Продолжая говорить о трудах общества, рассказываю, что я оканчиваю печатанием том дипломатической переписки между русским и французским правительствами с 1814 по 1830 год, после того как император Александр восстановил законный порядок во Франции, изнемогавшей от революционных ужасов и военной тирании кровожадного Бонапарта. Государь выражает удивление о такой оценке Наполеона и ставит ему в большую заслугу издание «Codex Napoleon»[636]
. Я утверждаю, что этот кодекс, коего главное значение заключается в ограничении права завещать, имел целью раздробление собственности так, чтобы уничтожить всякую имущественно независимую личность, что и привело к нынешнему табунному социалистическому строю теперешней Франции. «Ваше Величество сделали противное, установив в России облегчения для учреждения заповедных имений».Государь в подтверждение правильности моего взгляда вспоминает о майоратах Петра Великого. Я выражаю опасение, чтобы при составлении у нас Гражданского кодекса не восторжествовали наполеоновские взгляды.
Завожу речь о словаре, коего мной отпечатан четвертый том (Ф, X, Ц). Государь говорит, что он всегда возит с собой мой словарь «для справок». В виду медленности, сопровождающей подобное издание, предлагаю Государю присылать ему отдельные оттиски биографий наиболее выдающихся лиц, в особенности таких, кои, принадлежа к XIX столетию, не вошли еще в историческую литературу и потому не могут быть ему известны. Он принимает это предложение с благодарностью.
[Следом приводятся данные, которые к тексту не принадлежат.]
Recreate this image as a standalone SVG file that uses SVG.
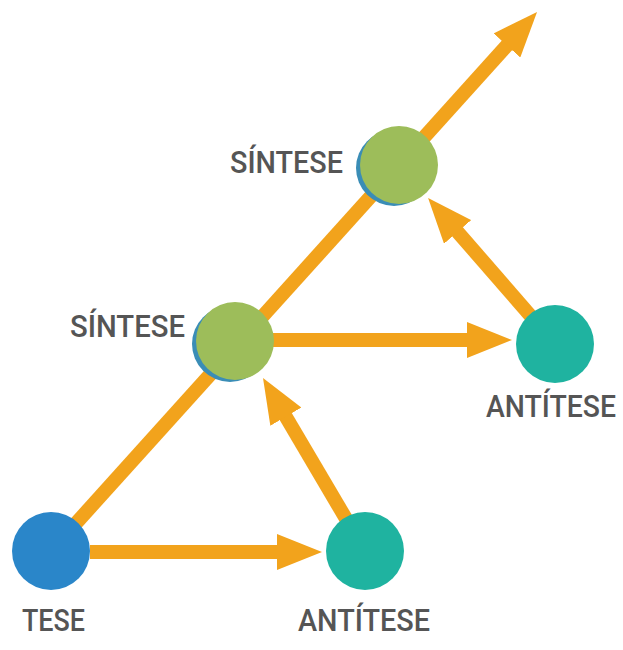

Говоря о новых членах Исторического общества, я называю министра иностранных дел графа Ламздорфа и спрашиваю Государя, желает ли он предложить кого-либо. Государь называет Шумигорского. Я отвечаю, что немедленно передам это приказание совету общества, который по уставу предлагает членов общему собранию.
Затем заявляю о предположении по случаю двухсотлетнего юбилея Петербурга устроить выставку портретов деятелей XVIII столетия. Государь одобряет эту мысль. Я продолжаю говорить об этом и сообщаю предположение об устройстве этой выставки в нашем Рисовальном училище, причем упоминаю о том, в какой степени мы стеснены помещением и как желательно нам получить место, выходящее на Фонтанку и столь давно нам обещанное; при этом показываю эскиз предполагаемого здания, которое послужило бы украшением города и памятником царствования императора Николая II, точно так же, как нынешний музей и училище служат памятниками царствований императоров Александра III и Александра II. Государь оставляет рисунок у себя. В заключение разговор коснулся празднования советского юбилея. Я повторил сказанное мной великому князю Михаилу Николаевичу, прибавив, что, по моему мнению, для русского народа, высказанная царем воля должна быть также тверда и непоколебима, как веление Божие, и потому я не считал бы возможным возвращаться к вопросу, который Государь назвал «сомнительным».
В 3 часа заседание совета Исторического общества: Дубровин, Шильдер, Сергеевич, Штендман.
24 февраля.
Суббота. Прочитал сообщенное Плеве «Введение» к приготовляемому по поводу столетнего юбилея Государственного совета альбому. Записка эта, почему-то окрещенная введением, представляет исторический очерк Совета с целью доказать, что во все царствования все хорошее сделано было Советом, а императоры были пустые люди, в особенности Александр II, который будто бы довел Россию до ужасного положения, из которого ее вывел мудрый и во всех отношениях выдающийся Государь Александр III, по следам которого так успешно идет Николай II. Пошлее и подлее трудно придумать, и вполне достойно господина Плеве.26 февраля.
Понедельник. Совещание у великого князя Михаила Николаевича относительно «Учреждения Государственного [совета]»[637], вновь издаваемого по случаю юбилея. Вся работа представляется чисто кодификационной, за исключением двух параграфов: а) о предоставлении Государственному совету, если он при рассмотрении законодательного дела признает то необходимым, возбуждать новый законодательный вопрос и поручать изготовление нового законопроекта либо подлежащему министру, либо подготовительной комиссии, в среде Совета образованной. Разумеется, все это делается с особого на каждый раз высочайшего разрешения, б) об образовании в Совете особых совещаний и подготовительных комиссий для разработки законодательных предположений.По первому вопросу я тщетно стараюсь доказать, что никакого особенного права тут не предоставляется Совету, который и теперь зачастую дает министрам поручения, которые они принимают, зная, что в противном случае дело путем разногласия будет доведено до высочайшего сведения. Сольский и Муравьев настаивают на том, что это новое, даруемое Совету право, и что установить его нельзя без обсуждения вопроса при участии всех министров. С ними соглашаются, кроме меня, все члены совещания. Фриш предлагает исключить этот параграф, что и принимается совещанием.